Best practice is to go through your entire finishing schedule on a piece of scrap wood. Don't skip the sanding or any other steps. If color is involved I will often do a sample piece with different mixes to end up with several "colors" (ataully shades) so I have a coice of final finish options. Keep trake of each step on each section if you do more than one so you will know hthe steps used to achieve that result.

Many times I thought, "oh I know what I did I can remember the steps' ...Well guess what, I could not remember!

Phil Thien
03-24-2012, 10:19 AM
I've done milk paint topped w/ several coats of Formby's wipe-on tung oil (which is really just a wiping varnish). The result is a nice, very durable finish.

I don't like water-based finishes for top-coats if durability is important. The water-based top coats have not been very durable for me.

Jeff Bartley
03-24-2012, 12:44 PM
Thanks guys,
Scott--writing everything down is solid advise! I've never regretted taking notes during a build but many times I have regretted not keeping good notes.
Phil-- I really like the wiping varnishes and have also used Formby's with good success. The water-based finishes are still unfamiliar and I'm glad I asked 'cause this case is gonna need a durable finish!!!
If everything turns out good I'll try and post some pics. I must give credit to the inspiration for using milk paints--it was viewing a Fine Ww'ing video which included a slide show of Micheal Cullens' shop. He built a tool cabinet that was painted with milk paint and I haven't been able to get the image out of my head! When my wife put in the request for a book case for our daughter's room I knew I'd have to use milk paint on it!

Phil Thien
03-24-2012, 1:21 PM
Oh one more thought... The oil-based top-coats probably change the color of the underlying milk paint a lot more than the water-based. But both of them change the look of the milk paint conserably (they darken it up quite a bit).

Like Scott said, test, test, test on scrap.

Todd Burch
03-24-2012, 7:39 PM
Hi Jeff. I've used a lot of milk paint. Ditto as above - test on scrap.

A 2 water:1 milk paint will certainly give a wash coat. Even one of 1:1 will give a wash coat - just a lot more color. 3 coats to opaque with a 1:1 mixture.

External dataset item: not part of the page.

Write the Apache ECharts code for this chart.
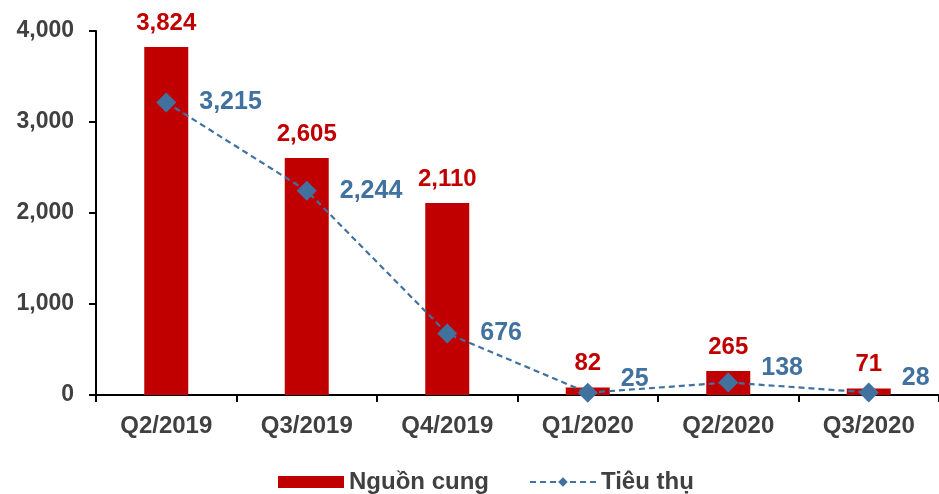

Varnish changes the color considerably - it darkens it up, or depending if lighter in color - saturates it.

Todd

Jeff Bartley
03-25-2012, 9:45 AM
I've got some testing to do for sure! I may even try a few different topcoats. The plan is to use a 'marigold' yellow on oak which I hope will add a bit of brown to the color. Then I'll have to see what effect the topcoat has. I might have to switch to maple if it gets too dark.
Anyone have a favorite milk paint??

Todd Burch
03-25-2012, 10:23 AM
Old Fashioned Milk Paint - great customer service, prompt shipping.

Todd

Scott Holmes
03-25-2012, 10:42 AM
Formby's Tung oil Finish is an alkyd resin/soya oil varnish (highly thinned ~80% thinner).
Alkyd resin/soya oil varnish will not yellow much and the color shift will be very slight.

Varnishes made from linseed oil (every poly I have seen is made with linseed oil) will yellow and darken with age. Urethane resins also darken with time. So a poly will have a dramatic color shift over milk paint and will continue to darken for months or years.

Of course phenolic resin varnishes will have the darkest ambering affect, regardles of the oil used to make the varnish.

Ed Gibbons
04-01-2012, 3:51 PM
I have used dead flat water based top coat over milk paint. Great results.